INSTRUCTION
Search the material below for the word "chart". Copy every line that has it.

________

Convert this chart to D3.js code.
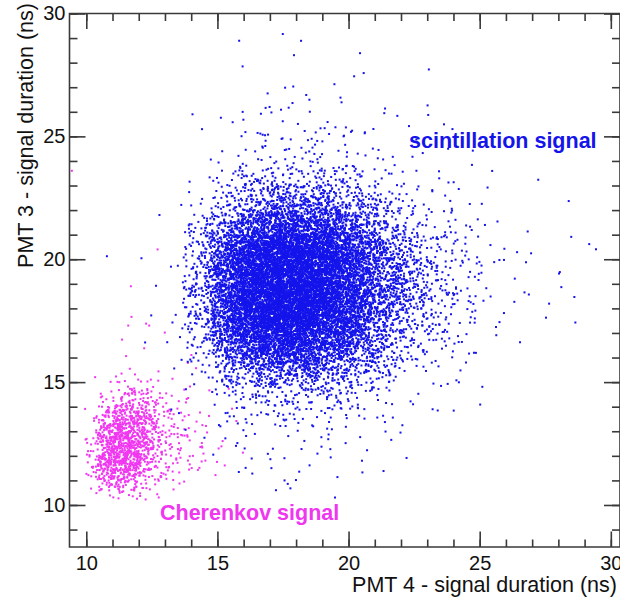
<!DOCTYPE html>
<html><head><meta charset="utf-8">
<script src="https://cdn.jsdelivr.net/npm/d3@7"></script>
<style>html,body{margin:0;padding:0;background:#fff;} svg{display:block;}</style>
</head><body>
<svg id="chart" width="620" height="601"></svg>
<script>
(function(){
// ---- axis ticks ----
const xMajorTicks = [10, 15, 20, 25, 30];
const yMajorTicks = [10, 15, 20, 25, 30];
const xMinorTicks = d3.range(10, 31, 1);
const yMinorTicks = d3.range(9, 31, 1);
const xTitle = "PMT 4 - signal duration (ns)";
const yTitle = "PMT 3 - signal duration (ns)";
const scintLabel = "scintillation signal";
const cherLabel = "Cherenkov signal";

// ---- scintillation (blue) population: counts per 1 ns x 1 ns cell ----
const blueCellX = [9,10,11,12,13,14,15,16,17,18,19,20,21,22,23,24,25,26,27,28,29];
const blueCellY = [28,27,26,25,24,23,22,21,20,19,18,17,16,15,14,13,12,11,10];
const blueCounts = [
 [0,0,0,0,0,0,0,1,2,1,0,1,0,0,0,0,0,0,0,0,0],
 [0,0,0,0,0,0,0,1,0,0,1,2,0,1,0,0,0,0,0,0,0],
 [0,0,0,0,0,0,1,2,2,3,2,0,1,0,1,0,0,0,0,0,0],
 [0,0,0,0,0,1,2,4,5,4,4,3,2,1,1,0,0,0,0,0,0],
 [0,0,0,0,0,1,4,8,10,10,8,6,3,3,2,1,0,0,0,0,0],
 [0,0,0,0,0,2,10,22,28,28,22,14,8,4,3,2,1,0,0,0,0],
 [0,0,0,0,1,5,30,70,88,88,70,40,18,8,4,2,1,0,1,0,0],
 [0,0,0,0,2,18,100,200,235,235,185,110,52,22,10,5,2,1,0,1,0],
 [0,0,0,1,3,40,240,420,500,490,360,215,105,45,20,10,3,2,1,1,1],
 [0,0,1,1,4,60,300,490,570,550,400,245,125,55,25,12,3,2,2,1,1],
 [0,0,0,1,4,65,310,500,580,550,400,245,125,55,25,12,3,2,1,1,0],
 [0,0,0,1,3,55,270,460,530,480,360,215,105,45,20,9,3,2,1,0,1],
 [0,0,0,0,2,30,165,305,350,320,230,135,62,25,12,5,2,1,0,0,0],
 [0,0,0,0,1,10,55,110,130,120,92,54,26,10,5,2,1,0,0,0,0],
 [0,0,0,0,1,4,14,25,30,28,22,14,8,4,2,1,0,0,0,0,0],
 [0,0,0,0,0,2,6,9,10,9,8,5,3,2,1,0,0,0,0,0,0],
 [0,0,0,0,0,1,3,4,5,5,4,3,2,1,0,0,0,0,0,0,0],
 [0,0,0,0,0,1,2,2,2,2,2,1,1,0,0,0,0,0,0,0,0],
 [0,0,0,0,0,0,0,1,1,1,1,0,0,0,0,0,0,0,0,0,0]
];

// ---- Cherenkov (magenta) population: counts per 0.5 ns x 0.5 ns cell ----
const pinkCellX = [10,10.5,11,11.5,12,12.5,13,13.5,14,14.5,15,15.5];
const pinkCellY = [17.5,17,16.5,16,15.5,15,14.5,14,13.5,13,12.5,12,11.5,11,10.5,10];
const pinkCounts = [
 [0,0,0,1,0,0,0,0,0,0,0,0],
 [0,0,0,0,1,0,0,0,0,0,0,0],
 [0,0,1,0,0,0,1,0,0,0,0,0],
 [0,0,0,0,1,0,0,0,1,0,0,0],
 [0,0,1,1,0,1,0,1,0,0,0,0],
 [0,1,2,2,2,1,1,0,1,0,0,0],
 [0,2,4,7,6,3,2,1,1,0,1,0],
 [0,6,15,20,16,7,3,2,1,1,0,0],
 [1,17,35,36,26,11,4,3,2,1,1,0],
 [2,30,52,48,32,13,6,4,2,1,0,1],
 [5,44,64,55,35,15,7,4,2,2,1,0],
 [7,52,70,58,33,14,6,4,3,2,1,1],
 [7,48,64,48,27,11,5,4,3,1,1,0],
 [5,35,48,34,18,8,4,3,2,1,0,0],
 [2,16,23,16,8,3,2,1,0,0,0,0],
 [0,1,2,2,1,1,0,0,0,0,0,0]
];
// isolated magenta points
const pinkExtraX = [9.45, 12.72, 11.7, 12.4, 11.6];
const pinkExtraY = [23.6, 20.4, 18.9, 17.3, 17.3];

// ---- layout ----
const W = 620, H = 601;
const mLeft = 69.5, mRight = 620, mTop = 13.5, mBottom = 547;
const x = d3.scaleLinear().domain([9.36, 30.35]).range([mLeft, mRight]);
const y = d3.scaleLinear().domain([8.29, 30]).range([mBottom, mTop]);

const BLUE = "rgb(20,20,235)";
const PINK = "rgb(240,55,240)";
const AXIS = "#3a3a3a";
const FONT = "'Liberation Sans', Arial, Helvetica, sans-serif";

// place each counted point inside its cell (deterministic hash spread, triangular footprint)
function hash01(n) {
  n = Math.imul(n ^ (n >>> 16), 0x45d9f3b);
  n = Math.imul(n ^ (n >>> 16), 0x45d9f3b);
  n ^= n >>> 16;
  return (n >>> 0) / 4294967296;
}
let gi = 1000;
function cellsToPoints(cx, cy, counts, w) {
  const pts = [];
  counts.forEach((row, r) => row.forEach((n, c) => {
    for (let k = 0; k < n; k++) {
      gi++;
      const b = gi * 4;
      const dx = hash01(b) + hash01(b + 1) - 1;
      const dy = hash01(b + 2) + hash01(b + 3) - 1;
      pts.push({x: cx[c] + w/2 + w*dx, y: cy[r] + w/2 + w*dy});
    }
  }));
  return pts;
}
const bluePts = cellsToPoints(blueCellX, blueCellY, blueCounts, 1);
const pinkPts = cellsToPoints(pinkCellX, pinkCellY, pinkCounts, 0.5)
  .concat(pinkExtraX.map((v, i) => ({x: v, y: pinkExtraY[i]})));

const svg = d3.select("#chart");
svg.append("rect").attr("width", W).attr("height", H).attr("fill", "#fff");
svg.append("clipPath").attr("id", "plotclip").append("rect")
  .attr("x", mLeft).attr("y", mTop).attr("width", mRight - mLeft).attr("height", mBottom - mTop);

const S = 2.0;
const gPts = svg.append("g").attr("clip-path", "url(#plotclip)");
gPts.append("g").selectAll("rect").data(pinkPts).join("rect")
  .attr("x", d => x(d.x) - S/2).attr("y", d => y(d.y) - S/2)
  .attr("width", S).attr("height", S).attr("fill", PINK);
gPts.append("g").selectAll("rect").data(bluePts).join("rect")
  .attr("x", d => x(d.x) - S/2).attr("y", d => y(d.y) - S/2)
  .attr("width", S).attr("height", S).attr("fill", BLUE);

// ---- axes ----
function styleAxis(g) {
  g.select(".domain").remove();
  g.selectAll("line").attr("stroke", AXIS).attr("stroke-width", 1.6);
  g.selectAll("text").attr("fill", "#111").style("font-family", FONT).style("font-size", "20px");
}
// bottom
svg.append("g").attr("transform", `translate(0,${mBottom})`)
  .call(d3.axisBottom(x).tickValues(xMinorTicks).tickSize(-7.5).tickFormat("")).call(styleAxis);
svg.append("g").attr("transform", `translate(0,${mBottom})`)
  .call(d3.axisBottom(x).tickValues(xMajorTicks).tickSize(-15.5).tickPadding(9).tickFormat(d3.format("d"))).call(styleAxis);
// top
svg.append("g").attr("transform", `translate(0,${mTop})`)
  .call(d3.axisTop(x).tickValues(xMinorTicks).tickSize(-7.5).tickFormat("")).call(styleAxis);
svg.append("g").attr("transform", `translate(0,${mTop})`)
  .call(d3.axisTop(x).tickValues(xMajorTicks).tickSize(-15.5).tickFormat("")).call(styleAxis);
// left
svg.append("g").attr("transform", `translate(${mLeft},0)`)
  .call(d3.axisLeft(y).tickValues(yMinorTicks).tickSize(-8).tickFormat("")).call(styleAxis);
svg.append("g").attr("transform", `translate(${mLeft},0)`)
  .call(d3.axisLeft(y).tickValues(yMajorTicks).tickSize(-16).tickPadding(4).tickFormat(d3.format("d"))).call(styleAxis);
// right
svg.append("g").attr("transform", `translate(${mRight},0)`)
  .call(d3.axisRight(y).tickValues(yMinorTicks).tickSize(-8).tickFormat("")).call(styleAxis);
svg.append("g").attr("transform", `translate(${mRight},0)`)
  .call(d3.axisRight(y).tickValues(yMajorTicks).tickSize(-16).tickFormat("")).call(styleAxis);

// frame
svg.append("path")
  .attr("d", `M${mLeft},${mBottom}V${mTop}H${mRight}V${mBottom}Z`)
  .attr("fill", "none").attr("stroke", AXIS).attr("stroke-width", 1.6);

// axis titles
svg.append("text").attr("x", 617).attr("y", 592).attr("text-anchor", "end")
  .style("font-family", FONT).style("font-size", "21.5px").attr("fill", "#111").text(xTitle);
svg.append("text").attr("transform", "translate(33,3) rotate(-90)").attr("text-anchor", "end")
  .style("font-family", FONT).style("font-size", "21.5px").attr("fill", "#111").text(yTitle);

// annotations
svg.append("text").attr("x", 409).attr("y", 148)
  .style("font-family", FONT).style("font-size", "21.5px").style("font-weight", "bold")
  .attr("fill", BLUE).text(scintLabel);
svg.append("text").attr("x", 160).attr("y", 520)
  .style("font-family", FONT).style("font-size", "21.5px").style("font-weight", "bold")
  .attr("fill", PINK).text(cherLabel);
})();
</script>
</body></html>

________

COMPLETED EXERCISE
Convert this chart to D3.js code.
<svg id="chart" width="620" height="601"></svg>
const svg = d3.select("#chart");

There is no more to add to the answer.